I was in heaven. At the suggestion of the maître d’, I ordered the five-course set menu. And as he started translating from the German, my head began to swim. “To start,” he said, “yellowfin tuna and mackerel, the tuna baited in star anise and served with oysters, tips of passe-pierre … then Breton lobster cooked in a crustacean butter and served on green asparagus, with small squids. …” I thought of Sarah back at Buchinger, and our cups of broth. “The main course, quail, charcoal-grilled and served with a mash of tomatoes and artichokes … a slightly smoked marrow … the cheese course and then dessert of cherries from the region, marinated in port wine sherry and filled with a hazelnut stone … served with elderflower ice cream and a granite of sour cherries.”

It was just as Francoise had predicted — every bite was an explosion in my mouth. Pushing some of the quail and mash onto my fork, I thought, This is pure pleasure. Leo Tolstoy may have said that the refusal of food “is more than pleasure, it is the joy of the soul,” but poor Leo never got to taste Harald Wohlfahrt’s cooking. I ate everything — the portions were small — and drank a split of wine, a delicious white from Karl H. Johner in the Baden region.

When I got up from the table, it was 3:30 p.m. I felt great, not the least bit full. Then I went for a long walk in the valley. The next morning, at breakfast, I stuck to oatmeal, ignoring the big German buffet at the Traube Tonbach. Later, I headed to the Bareiss for lunch by its three-star chef, Claus-Peter Lumpp. That meal was also sublime, playful in its flavors and colors. And at each hotel, I adored the scene: the returning families, the afternoon cakes on the terrace.

But it is also true that I couldn’t wait to join that other great German tribe — the hikers in the Black Forest. I was up at dawn to walk, and out again in the afternoon. I went five miles. So Francoise needn’t have worried; in the end, Buchinger’s philosophy prevailed. And what was that philosophy? Cleansing the body of bad toxins? Gaining self-control? Finding inner peace?

Ja-ja-ja. It was all that and something besides — time. If you’re not filling up huge portions of your day with eating — or your brain by thinking about food — then you have more time for other stuff.

You may even discover hidden talents. Shortly after I returned from my trip, I received an email from Miriam Bredella. Miriam is a remarkable woman — chic, German-born, an associate professor of radiology at the Harvard Medical School. I met her at Buchinger. She was on her first fast, with her mom. Miriam is actually doing research with fasting volunteers in Boston to study the effect of fasting on different kinds of body fat.
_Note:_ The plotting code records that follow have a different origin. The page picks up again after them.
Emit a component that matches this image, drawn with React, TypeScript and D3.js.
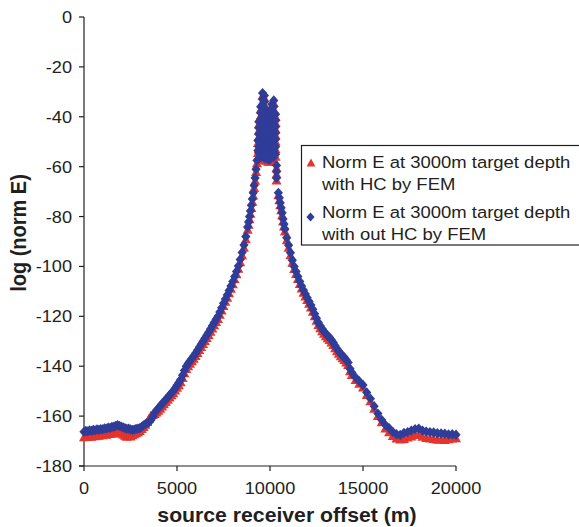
import React from 'react';
import * as d3 from 'd3';

const W = 579;
const H = 527;

const xTicks = [0, 5000, 10000, 15000, 20000];
const yTicks = [0, -20, -40, -60, -80, -100, -120, -140, -160, -180];

// offsets 0..8800 m, every 100 m
const leftOffsets = d3.range(0, 8801, 100);
const leftBlue = [
  -166.3, -165.9, -166.1, -165.7, -165.9, -165.5, -165.7, -165.3, -165.5, -165.2,
  -165.3, -164.9, -165.0, -164.6, -164.7, -164.3, -164.3, -163.9, -163.6, -163.9,
  -164.2, -164.5, -164.8, -165.1, -165.0, -165.3, -165.5, -165.4, -165.1, -165.0,
  -164.8, -164.3, -163.7, -163.2, -162.8, -162.4, -161.6, -160.2, -158.7, -157.7,
  -156.8, -155.9, -155.0, -154.2, -153.3, -152.5, -151.6, -150.7, -149.9, -148.8,
  -147.6, -146.5, -145.3, -143.6, -141.7, -140.0, -138.9, -137.9, -136.9, -135.9,
  -134.8, -133.6, -132.4, -131.2, -130.0, -128.8, -127.6, -126.4, -125.1, -123.8,
  -122.5, -121.2, -120.0, -118.3, -116.6, -114.8, -113.1, -111.4, -109.6, -107.8,
  -106.0, -104.0, -102.0, -99.8, -97.2, -94.4, -91.4, -88.0, -84.2,
];
const leftRed = [
  -168.5, -168.1, -168.4, -168.0, -168.3, -167.9, -168.1, -167.7, -167.9, -167.5,
  -167.7, -167.3, -167.5, -167.1, -167.2, -166.9, -167.0, -166.6, -166.5, -166.7,
  -166.9, -167.4, -167.9, -168.3, -167.9, -168.2, -167.7, -167.3, -166.9, -166.5,
  -166.0, -165.2, -164.4, -163.5, -162.4, -161.0, -159.8, -159.6, -159.2, -158.6,
  -157.9, -157.0, -156.1, -155.2, -154.3, -153.4, -152.5, -151.6, -150.8, -149.7,
  -148.6, -147.6, -146.4, -144.7, -142.8, -141.1, -140.0, -139.0, -138.0, -137.0,
  -135.9, -134.7, -133.5, -132.3, -131.1, -129.9, -128.7, -127.5, -126.2, -124.9,
  -123.6, -122.3, -121.1, -119.4, -117.7, -115.9, -114.2, -112.5, -110.7, -108.9,
  -107.1, -105.1, -103.1, -100.9, -98.3, -95.5, -92.5, -89.1, -85.3,
];

// steep rise just before the source
const steepOffsets = [8850, 8900, 8950, 9000, 9050, 9100, 9150, 9200, 9250, 9300, 9350, 9350];
const steepBlue = [-82.2, -80.0, -77.8, -75.5, -73.0, -70.5, -67.5, -64.5, -61.0, -57.5, -53.5, -49.5];
const steepRed = [-83.3, -81.1, -78.9, -76.6, -74.1, -71.6, -68.6, -65.6, -62.1, -58.6, -54.5, -50.5];

// scattered values around the source, one column every 100 m
const peakOffsets = [9400, 9500, 9600, 9700, 9800, 9900, 10000, 10100, 10200, 10300, 10350];
const peakBlue = [
  [-42, -44.5, -47, -49.5, -52, -54.5],
  [-36, -38.5, -41, -43.5, -46, -48.5, -51, -53.5, -56],
  [-30.5, -33, -35.5, -38, -40.5, -43, -45.5, -48, -50.5, -53, -55.5],
  [-31.5, -34, -36.5, -39, -41.5, -44, -46.5, -49, -51.5, -54, -56.5],
  [-39, -41.5, -44, -46.5, -49, -51.5, -54, -56.5],
  [-40, -42.5, -45, -47.5, -50, -52.5, -55, -57],
  [-37.5, -40, -42.5, -45, -47.5, -50, -52.5, -55, -57],
  [-35, -37.5, -40, -42.5, -45, -47.5, -50, -52.5, -55],
  [-33.5, -36, -38.5, -41, -43.5, -46, -48.5, -51, -53.5, -56],
  [-39, -41.5, -44, -46.5, -49, -52, -55],
  [-59.5, -62, -64.5],
];
const peakRed = [
  [-43, -45.5, -48, -50.5, -53, -55.5],
  [-37, -39.5, -42, -44.5, -47, -49.5, -52, -54.5, -57],
  [-31.5, -34, -36.5, -39, -41.5, -44, -46.5, -49, -51.5, -54, -56.5],
  [-32.5, -35, -37.5, -40, -42.5, -45, -47.5, -50, -52.5, -55, -57.5],
  [-40, -42.5, -45, -47.5, -50, -52.5, -55, -57.5],
  [-41, -43.5, -46, -48.5, -51, -53.5, -56, -58],
  [-38.5, -41, -43.5, -46, -48.5, -51, -53.5, -56, -58],
  [-36, -38.5, -41, -43.5, -46, -48.5, -51, -53.5, -56],
  [-34.5, -37, -39.5, -42, -44.5, -47, -49.5, -52, -54.5, -57],
  [-40, -42.5, -45, -47.5, -50, -53, -56],
  [-60.5, -63, -65.5],
];

const rightOffsets = [
  10450, 10500, 10550, 10600, 10650, 10700, 10750, 10800, 10900, 11000,
  11100, 11200, 11300, 11400, 11500, 11600, 11700, 11800, 11900, 12000,
  12100, 12200, 12300, 12400, 12500, 12600, 12700, 12800, 12900, 13000,
  13100, 13200, 13300, 13400, 13500, 13600, 13700, 13800, 13900, 14000,
  14100, 14200, 14300, 14400,
  14600, 14800, 15000, 15200, 15400, 15600, 15800, 16000, 16200, 16400,
  16600, 16800, 17000, 17200, 17400, 17600, 17800, 18000, 18200, 18400,
  18600, 18800, 19000, 19200, 19400, 19600, 19800, 20000,
];
const rightBlue = [
  -70.5, -72.5, -74.5, -76.5, -78.5, -81, -83, -85, -88.5, -91.5,
  -94.5, -97.5, -100, -102, -104, -106, -107.8, -109.5, -111, -112.5,
  -114, -115.5, -117.2, -119, -120.8, -122.5, -123.8, -125, -126, -127,
  -127.8, -128.5, -129.5, -130.5, -131.8, -133, -134, -135, -135.8, -136.5,
  -137.5, -138.5, -141, -142.5,
  -144.5, -146, -147.5, -150.5, -153, -156, -159, -161.5, -163.5, -164.8,
  -166.3, -167.3, -167.6, -166.8, -166.4, -165.8, -165.2, -165.0, -165.8, -166.2,
  -166.4, -166.6, -166.9, -167.0, -167.1, -167.4, -167.3, -167.5,
];
const rightRed = [
  -71.5, -73.5, -75.5, -77.5, -79.5, -82, -84, -86, -89.5, -92.5,
  -95.5, -98.5, -101, -103, -105, -107, -108.8, -110.5, -112, -113.5,
  -115, -116.5, -118.2, -120, -121.8, -123.5, -124.8, -126, -127, -128,
  -128.8, -129.5, -130.5, -131.5, -132.8, -134, -135, -136, -136.8, -137.5,
  -138.5, -139.5, -142, -143.5,
  -145.5, -147, -148.5, -151.5, -154, -157, -160, -162.5, -165, -166.5,
  -168, -169, -169.4, -169.2, -168.6, -168.2, -167.6, -167.5, -168.3, -168.8,
  -169.0, -169.2, -169.5, -169.4, -169.6, -169.3, -169.0, -168.9,
];

const legendLines = [
  ['Norm E at 3000m target depth', 'with HC by FEM'],
  ['Norm E at 3000m target depth', 'with out HC by FEM'],
];
const xTitle = 'source receiver offset (m)';
const yTitle = 'log (norm E)';

const RED = '#E6342A';
const BLUE = '#2F3D99';
const INK = '#231F20';
const FONT = '"Liberation Sans", Arial, Helvetica, sans-serif';

function buildSeries(leftVals: number[], steepVals: number[], peakVals: number[][], rightVals: number[]) {
  const pts: [number, number][] = [];
  leftOffsets.forEach((o, i) => pts.push([o, leftVals[i]]));
  steepOffsets.forEach((o, i) => pts.push([o, steepVals[i]]));
  peakOffsets.forEach((o, i) => peakVals[i].forEach((v) => pts.push([o, v])));
  rightOffsets.forEach((o, i) => pts.push([o, rightVals[i]]));
  return pts;
}

const TRI = 'M0,-5L5,4L-5,4Z';
const DIA = 'M0,-5.2L4.6,0L0,5.2L-4.6,0Z';
const TRI_L = 'M0,-4.4L4.4,3.4L-4.4,3.4Z';
const DIA_L = 'M0,-4.6L4.1,0L0,4.6L-4.1,0Z';

export default function App() {
  const x = d3.scaleLinear().domain([0, 20000]).range([84, 456]);
  const y = d3.scaleLinear().domain([-180, 0]).range([466, 17]);
  const red = buildSeries(leftRed, steepRed, peakRed, rightRed);
  const blue = buildSeries(leftBlue, steepBlue, peakBlue, rightBlue);
  const SX = 1.1;

  return (
    <svg width={W} height={H} style={{ position: 'absolute', left: 0, top: 0, background: '#fff' }} fontFamily={FONT}>
      <rect x={0} y={0} width={W} height={H} fill="#fff" />
      {/* axes */}
      <line x1={x(0)} x2={x(0)} y1={y(0)} y2={y(-180)} stroke={INK} strokeWidth={1.2} />
      <line x1={x(0) - 5} x2={x(20000)} y1={y(-180)} y2={y(-180)} stroke={INK} strokeWidth={1.2} />
      {yTicks.map((t) => (
        <g key={'y' + t}>
          <line x1={x(0) - 5} x2={x(0)} y1={y(t)} y2={y(t)} stroke={INK} strokeWidth={1.2} />
          <text transform={`translate(72,${y(t)}) scale(${SX},1)`} textAnchor="end" dy="0.36em" fontSize={16.5} fill={INK}>
            {t}
          </text>
        </g>
      ))}
      {xTicks.map((t) => (
        <g key={'x' + t}>
          <line x1={x(t)} x2={x(t)} y1={y(-180)} y2={y(-180) + 5} stroke={INK} strokeWidth={1.2} />
          <text transform={`translate(${x(t)},494) scale(${SX},1)`} textAnchor="middle" fontSize={16.5} fill={INK}>
            {t}
          </text>
        </g>
      ))}
      <text transform={`translate(287,522) scale(${SX},1)`} textAnchor="middle" fontSize={19.3} fontWeight="bold" fill={INK}>
        {xTitle}
      </text>
      <text transform={`translate(26,233) rotate(-90) scale(1,${SX})`} textAnchor="middle" fontSize={20} fontWeight="bold" fill={INK}>
        {yTitle}
      </text>
      {/* series */}
      <g fill={RED}>
        {red.map((p, i) => (
          <path key={'r' + i} d={TRI} transform={`translate(${x(p[0])},${y(p[1])})`} />
        ))}
      </g>
      <g fill={BLUE}>
        {blue.map((p, i) => (
          <path key={'b' + i} d={DIA} transform={`translate(${x(p[0])},${y(p[1])})`} />
        ))}
      </g>
      {/* legend */}
      <rect x={301.5} y={145.5} width={300} height={99.5} fill="#fff" stroke={INK} strokeWidth={1.2} />
      <path d={TRI_L} fill={RED} transform="translate(311,163)" />
      <path d={DIA_L} fill={BLUE} transform="translate(310.5,217)" />
      {legendLines.map((lines, i) =>
        lines.map((s, j) => (
          <text key={'l' + i + j} transform={`translate(322,${168.3 + i * 49.5 + j * 21.7}) scale(${SX},1)`} fontSize={16.8} fill={INK}>
            {s}
          </text>
        ))
      )}
    </svg>
  );
}
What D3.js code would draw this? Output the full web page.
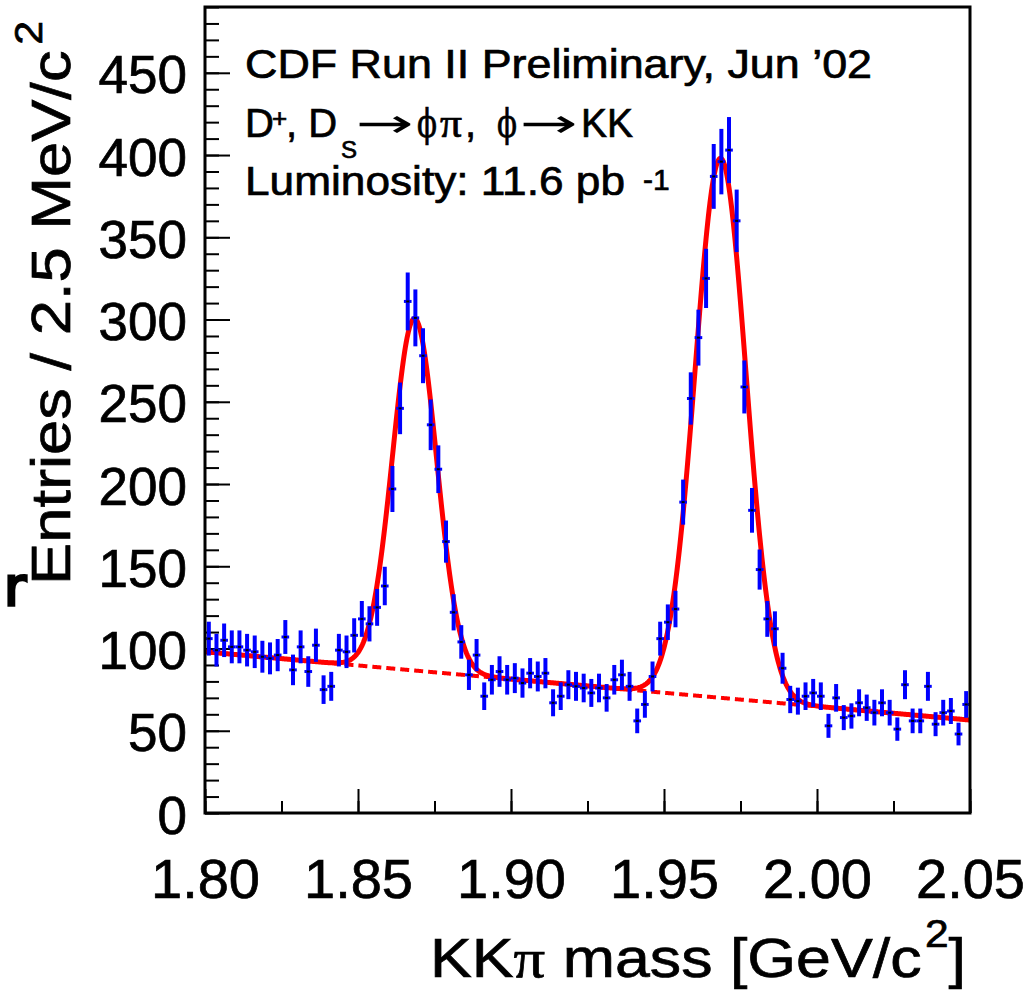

But that’s not why I mention her. Miriam took the art class, among other activities. “I hadn’t drawn or painted since I was in middle school,” she said. “I just started drawing with charcoal and painting with my fingers. It was like meditation. It was one of my highlights.” And, almost as a token, she attached the paintings for me to see. They were of boats and the sun on Lake Constance.